╭──
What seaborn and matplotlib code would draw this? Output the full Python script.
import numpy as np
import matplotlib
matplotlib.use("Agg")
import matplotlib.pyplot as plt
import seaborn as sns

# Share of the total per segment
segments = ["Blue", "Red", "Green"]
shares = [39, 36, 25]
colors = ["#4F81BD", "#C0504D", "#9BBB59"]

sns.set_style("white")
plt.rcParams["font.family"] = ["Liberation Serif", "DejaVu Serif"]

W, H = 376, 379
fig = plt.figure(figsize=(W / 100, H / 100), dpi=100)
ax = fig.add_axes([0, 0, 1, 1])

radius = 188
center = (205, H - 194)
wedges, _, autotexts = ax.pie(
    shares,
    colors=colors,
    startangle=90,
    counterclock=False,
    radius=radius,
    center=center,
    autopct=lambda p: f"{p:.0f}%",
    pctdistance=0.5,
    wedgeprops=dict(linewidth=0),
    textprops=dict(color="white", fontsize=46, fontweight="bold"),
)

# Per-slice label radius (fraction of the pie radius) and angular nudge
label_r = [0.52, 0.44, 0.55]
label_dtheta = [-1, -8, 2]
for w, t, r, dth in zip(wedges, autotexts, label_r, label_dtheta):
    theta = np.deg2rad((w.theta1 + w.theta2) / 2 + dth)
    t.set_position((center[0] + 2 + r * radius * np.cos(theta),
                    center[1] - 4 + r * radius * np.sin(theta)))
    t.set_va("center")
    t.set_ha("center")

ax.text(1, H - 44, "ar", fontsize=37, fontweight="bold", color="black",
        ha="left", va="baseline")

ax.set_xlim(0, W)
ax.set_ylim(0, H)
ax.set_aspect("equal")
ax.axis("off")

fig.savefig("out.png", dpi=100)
╰──
╭──
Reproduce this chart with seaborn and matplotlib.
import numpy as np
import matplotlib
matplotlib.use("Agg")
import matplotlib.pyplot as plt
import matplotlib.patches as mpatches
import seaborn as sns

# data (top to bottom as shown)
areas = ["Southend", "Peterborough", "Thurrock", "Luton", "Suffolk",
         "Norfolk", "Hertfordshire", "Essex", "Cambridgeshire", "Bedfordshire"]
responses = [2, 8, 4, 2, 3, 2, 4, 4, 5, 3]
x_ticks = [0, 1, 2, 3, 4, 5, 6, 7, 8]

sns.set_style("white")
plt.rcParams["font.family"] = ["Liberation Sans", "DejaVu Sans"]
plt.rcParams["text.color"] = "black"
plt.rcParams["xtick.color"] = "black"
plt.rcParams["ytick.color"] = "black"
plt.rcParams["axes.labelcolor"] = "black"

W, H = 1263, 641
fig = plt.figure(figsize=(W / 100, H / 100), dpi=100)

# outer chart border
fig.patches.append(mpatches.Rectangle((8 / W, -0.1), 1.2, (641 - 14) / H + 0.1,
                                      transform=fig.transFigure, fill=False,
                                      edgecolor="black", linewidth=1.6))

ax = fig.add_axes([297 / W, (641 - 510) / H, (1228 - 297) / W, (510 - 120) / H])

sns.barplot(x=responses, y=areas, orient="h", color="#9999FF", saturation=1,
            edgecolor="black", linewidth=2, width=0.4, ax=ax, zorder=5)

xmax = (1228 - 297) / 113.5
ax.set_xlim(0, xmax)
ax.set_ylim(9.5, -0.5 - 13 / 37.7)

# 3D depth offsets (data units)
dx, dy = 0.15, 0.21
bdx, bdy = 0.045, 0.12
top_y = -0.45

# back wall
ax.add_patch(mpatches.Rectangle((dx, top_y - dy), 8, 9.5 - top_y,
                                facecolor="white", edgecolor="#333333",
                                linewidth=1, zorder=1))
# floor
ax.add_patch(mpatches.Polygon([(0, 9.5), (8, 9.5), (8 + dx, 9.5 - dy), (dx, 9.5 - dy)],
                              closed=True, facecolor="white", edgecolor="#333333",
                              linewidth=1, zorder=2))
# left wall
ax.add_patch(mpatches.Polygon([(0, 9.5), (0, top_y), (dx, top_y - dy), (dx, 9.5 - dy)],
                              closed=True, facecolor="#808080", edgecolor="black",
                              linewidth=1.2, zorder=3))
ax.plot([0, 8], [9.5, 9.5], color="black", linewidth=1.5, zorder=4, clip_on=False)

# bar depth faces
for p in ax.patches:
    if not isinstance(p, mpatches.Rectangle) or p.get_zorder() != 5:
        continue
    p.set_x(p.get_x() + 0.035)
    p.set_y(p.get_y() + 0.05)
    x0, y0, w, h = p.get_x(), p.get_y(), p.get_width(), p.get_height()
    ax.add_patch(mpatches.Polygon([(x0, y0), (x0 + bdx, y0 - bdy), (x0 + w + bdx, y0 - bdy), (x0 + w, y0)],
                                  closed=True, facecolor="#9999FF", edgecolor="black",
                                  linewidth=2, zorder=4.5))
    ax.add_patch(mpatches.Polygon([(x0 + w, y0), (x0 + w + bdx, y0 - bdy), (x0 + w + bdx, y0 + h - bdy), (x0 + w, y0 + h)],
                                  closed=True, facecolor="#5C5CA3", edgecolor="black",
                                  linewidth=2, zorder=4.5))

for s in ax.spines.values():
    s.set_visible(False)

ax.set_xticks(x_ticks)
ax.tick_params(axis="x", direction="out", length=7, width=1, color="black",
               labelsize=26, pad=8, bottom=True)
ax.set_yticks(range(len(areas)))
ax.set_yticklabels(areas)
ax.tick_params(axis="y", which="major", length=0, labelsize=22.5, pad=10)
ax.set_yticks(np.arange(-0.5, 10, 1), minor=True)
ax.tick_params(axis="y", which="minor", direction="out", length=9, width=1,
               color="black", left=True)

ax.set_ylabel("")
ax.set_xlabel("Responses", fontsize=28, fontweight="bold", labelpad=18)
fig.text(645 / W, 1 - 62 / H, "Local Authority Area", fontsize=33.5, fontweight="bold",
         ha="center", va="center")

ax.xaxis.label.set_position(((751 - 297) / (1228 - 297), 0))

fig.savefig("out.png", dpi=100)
╰──
■ WHAT IS EXPECTED
Your task is to reproduce exactly the lines beginning at the line containing "Reproduce this chart" and ending at the line containing "top_y = -0.45", inclusive.

■ SOLUTION TO THIS PROBLEM
Reproduce this chart with seaborn and matplotlib.
import numpy as np
import matplotlib
matplotlib.use("Agg")
import matplotlib.pyplot as plt
import matplotlib.patches as mpatches
import seaborn as sns

# data (top to bottom as shown)
areas = ["Southend", "Peterborough", "Thurrock", "Luton", "Suffolk",
         "Norfolk", "Hertfordshire", "Essex", "Cambridgeshire", "Bedfordshire"]
responses = [2, 8, 4, 2, 3, 2, 4, 4, 5, 3]
x_ticks = [0, 1, 2, 3, 4, 5, 6, 7, 8]

sns.set_style("white")
plt.rcParams["font.family"] = ["Liberation Sans", "DejaVu Sans"]
plt.rcParams["text.color"] = "black"
plt.rcParams["xtick.color"] = "black"
plt.rcParams["ytick.color"] = "black"
plt.rcParams["axes.labelcolor"] = "black"

W, H = 1263, 641
fig = plt.figure(figsize=(W / 100, H / 100), dpi=100)

# outer chart border
fig.patches.append(mpatches.Rectangle((8 / W, -0.1), 1.2, (641 - 14) / H + 0.1,
                                      transform=fig.transFigure, fill=False,
                                      edgecolor="black", linewidth=1.6))

ax = fig.add_axes([297 / W, (641 - 510) / H, (1228 - 297) / W, (510 - 120) / H])

sns.barplot(x=responses, y=areas, orient="h", color="#9999FF", saturation=1,
            edgecolor="black", linewidth=2, width=0.4, ax=ax, zorder=5)

xmax = (1228 - 297) / 113.5
ax.set_xlim(0, xmax)
ax.set_ylim(9.5, -0.5 - 13 / 37.7)

# 3D depth offsets (data units)
dx, dy = 0.15, 0.21
bdx, bdy = 0.045, 0.12
top_y = -0.45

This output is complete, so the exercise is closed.